From trees to wreaths and garlands, one of Scotland’s castles is reconnecting Scots with the origins of our festive traditions
Transporting visitors through Christmas past, Castle Fraser in Aberdeenshire has been decked out in authentic decorations from medieval to Victorian times.
Period estates and castles across the country could join the approach in the years to come as the National Trust of Scotland (NTS) trials guidance built on months of research by Dr Jo Riley. “It’s really important that visitors can connect and engage or even relate to what they’re seeing,” Dr Riley said. “It’s a much deeper experience.
Visitors to Castle Fraser will be able to explore the sometimes forgotten meanings behind the traditions, era by era. The medieval period will be centred around the Great Hall, moving into the Georgian period in the dining room, and progressing to the Victorian sitting room.
Speaking on the 16th-century Great Hall, Dr Riley said: “We’ve put the medieval kissing balls, and decorated the fireplace, which was always significant of the Yule Log.”

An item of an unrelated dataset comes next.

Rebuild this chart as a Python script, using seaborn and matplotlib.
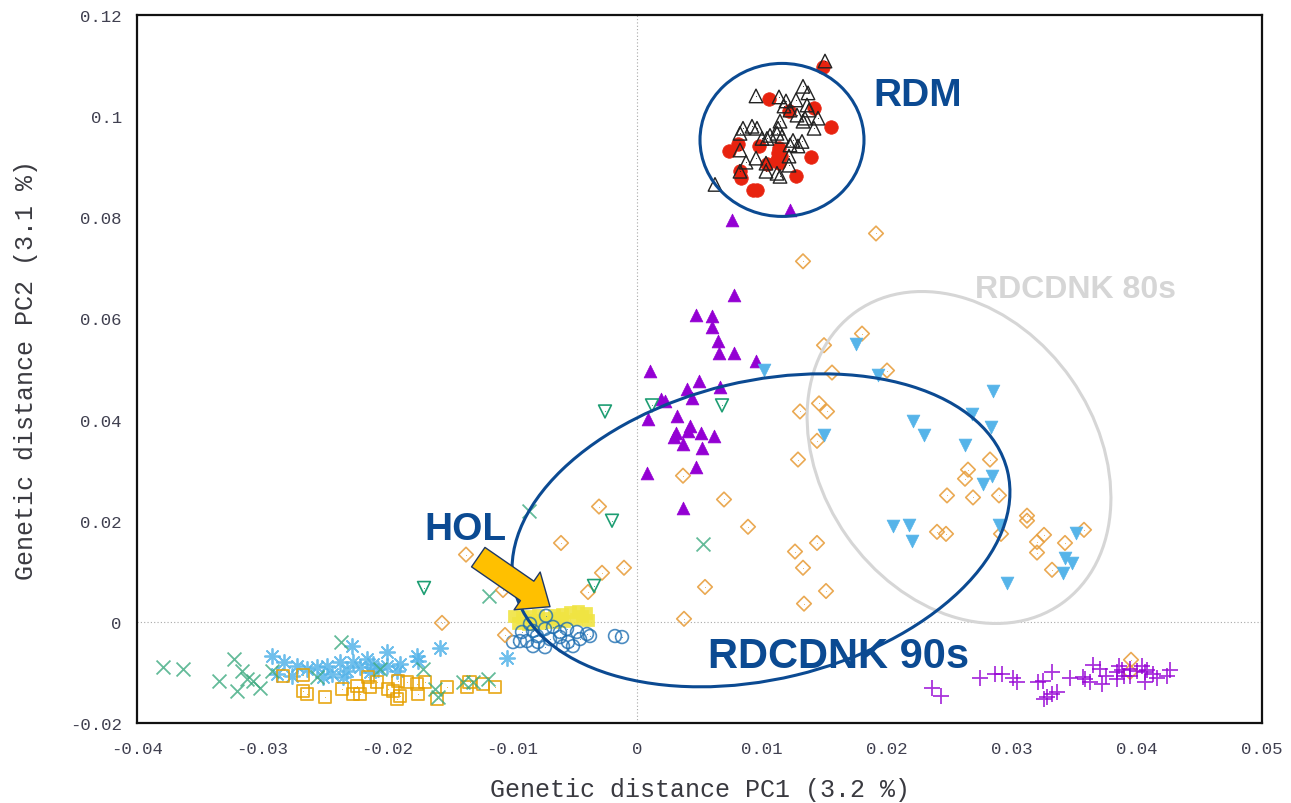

Each room also has a kissing ball, or holy boughs, showing how the tradition changed from bringing blessings to a modern-day kiss under the mistletoe.
Speaking on how the symbolism of still popular traditions became less recognised, Dr Riley said: “There was much more superstition and not just knowing the meaning but belief in them. Religion was so important that everybody did believe the superstitions and religious meanings behind things.”